▸ What the task requires
Copy exactly, and only, the lines below from the first through the one containing "plt.rcParams['font.family'] = ['Liberation", both included; pictures are omitted.

▸ Data
+++

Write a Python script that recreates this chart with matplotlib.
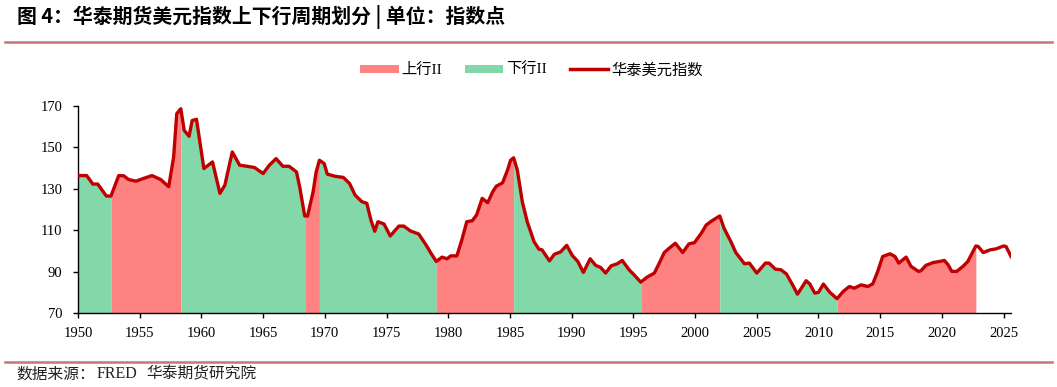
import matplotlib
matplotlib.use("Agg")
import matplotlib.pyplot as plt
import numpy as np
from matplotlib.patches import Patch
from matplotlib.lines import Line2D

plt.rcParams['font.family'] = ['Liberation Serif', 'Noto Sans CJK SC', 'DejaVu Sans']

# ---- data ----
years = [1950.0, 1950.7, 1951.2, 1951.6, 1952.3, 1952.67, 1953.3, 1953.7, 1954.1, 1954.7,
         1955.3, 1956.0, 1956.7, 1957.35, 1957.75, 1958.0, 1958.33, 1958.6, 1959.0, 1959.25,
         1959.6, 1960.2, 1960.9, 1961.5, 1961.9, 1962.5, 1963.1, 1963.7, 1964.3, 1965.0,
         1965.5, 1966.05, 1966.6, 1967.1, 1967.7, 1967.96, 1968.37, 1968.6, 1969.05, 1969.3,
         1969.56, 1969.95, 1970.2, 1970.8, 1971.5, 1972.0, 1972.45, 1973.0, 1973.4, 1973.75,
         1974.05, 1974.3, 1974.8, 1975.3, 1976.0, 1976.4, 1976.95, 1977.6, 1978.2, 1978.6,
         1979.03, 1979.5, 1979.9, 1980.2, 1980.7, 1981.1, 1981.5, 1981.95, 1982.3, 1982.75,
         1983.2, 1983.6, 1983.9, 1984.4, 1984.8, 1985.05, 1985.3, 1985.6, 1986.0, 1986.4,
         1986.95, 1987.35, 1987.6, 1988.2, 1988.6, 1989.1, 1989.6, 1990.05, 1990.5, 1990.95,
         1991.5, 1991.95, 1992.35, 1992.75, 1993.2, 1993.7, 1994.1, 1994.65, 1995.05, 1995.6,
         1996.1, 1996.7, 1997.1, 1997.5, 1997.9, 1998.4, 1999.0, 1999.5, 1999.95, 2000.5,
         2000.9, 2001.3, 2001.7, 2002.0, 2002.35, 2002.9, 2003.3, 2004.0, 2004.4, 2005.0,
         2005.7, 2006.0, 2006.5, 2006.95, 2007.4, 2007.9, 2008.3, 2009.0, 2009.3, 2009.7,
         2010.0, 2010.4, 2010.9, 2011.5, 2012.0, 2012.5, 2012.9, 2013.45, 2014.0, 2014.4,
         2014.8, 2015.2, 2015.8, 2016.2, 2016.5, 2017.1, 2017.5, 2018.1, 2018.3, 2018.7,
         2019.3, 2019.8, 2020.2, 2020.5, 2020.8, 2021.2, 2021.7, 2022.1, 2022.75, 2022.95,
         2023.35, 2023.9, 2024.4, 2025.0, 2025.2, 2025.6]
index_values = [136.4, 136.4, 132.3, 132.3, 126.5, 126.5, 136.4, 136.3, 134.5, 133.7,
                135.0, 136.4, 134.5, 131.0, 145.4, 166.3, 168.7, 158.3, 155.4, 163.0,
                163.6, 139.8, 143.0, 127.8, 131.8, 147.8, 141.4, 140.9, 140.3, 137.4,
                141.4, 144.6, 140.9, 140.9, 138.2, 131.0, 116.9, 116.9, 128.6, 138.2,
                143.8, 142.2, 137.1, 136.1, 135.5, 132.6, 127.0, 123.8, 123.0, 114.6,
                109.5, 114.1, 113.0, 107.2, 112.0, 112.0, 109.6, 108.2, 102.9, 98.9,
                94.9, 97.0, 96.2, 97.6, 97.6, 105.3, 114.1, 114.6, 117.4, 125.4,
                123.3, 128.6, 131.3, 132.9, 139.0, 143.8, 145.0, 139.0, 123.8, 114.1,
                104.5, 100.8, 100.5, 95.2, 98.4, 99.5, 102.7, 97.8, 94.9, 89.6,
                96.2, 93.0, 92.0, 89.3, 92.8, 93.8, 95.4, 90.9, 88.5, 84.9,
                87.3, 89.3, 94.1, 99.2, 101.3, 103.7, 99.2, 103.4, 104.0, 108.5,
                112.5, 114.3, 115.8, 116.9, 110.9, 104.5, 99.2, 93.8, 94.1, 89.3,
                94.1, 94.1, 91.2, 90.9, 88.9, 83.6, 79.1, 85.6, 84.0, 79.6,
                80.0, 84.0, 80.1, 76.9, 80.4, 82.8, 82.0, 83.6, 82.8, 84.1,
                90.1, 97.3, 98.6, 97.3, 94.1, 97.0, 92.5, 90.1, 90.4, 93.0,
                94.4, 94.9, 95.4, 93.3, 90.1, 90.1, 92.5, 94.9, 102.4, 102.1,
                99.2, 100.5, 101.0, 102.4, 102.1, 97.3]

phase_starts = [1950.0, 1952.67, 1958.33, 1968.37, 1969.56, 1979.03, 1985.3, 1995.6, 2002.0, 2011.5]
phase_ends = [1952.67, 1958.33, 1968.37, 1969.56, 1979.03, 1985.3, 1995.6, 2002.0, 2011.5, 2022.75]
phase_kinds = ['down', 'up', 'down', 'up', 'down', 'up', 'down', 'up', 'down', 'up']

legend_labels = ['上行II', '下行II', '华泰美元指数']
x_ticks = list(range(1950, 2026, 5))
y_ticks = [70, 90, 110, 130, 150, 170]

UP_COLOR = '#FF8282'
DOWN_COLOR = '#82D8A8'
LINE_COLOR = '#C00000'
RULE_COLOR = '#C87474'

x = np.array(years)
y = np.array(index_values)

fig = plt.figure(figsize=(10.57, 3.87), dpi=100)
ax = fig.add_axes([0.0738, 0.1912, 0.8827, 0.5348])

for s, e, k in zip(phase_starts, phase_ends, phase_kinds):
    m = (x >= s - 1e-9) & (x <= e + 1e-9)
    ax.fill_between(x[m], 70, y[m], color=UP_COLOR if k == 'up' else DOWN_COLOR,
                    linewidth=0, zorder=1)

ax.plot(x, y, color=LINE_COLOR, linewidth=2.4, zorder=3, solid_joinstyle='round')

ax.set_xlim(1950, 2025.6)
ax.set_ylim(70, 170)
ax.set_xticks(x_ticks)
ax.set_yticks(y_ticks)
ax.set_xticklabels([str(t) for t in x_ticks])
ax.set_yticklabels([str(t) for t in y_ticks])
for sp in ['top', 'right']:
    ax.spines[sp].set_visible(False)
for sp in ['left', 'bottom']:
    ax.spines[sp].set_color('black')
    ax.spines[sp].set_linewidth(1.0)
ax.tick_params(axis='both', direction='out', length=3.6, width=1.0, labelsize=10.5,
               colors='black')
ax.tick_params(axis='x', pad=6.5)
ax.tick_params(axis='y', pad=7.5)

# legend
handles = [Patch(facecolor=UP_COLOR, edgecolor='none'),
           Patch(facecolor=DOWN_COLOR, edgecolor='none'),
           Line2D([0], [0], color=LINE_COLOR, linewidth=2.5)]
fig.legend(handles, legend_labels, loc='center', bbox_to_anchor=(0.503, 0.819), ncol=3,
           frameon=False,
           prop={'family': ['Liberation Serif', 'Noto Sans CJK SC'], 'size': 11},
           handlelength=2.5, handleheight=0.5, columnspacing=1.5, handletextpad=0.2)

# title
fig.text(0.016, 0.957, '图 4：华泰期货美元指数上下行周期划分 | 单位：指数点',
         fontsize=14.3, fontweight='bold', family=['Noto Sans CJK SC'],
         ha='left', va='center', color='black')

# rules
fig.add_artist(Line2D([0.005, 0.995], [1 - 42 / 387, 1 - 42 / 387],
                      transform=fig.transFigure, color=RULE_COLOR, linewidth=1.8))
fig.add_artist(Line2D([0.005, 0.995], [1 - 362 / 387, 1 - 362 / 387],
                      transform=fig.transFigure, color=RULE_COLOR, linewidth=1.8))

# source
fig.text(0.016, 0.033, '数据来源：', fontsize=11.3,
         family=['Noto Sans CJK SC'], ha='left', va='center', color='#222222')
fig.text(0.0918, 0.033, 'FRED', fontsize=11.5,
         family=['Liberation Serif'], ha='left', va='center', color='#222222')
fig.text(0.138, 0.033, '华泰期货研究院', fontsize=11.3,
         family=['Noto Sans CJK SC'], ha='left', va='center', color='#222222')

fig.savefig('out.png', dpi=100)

+++

▸ Task response
Write a Python script that recreates this chart with matplotlib.
import matplotlib
matplotlib.use("Agg")
import matplotlib.pyplot as plt
import numpy as np
from matplotlib.patches import Patch
from matplotlib.lines import Line2D

plt.rcParams['font.family'] = ['Liberation Serif', 'Noto Sans CJK SC', 'DejaVu Sans']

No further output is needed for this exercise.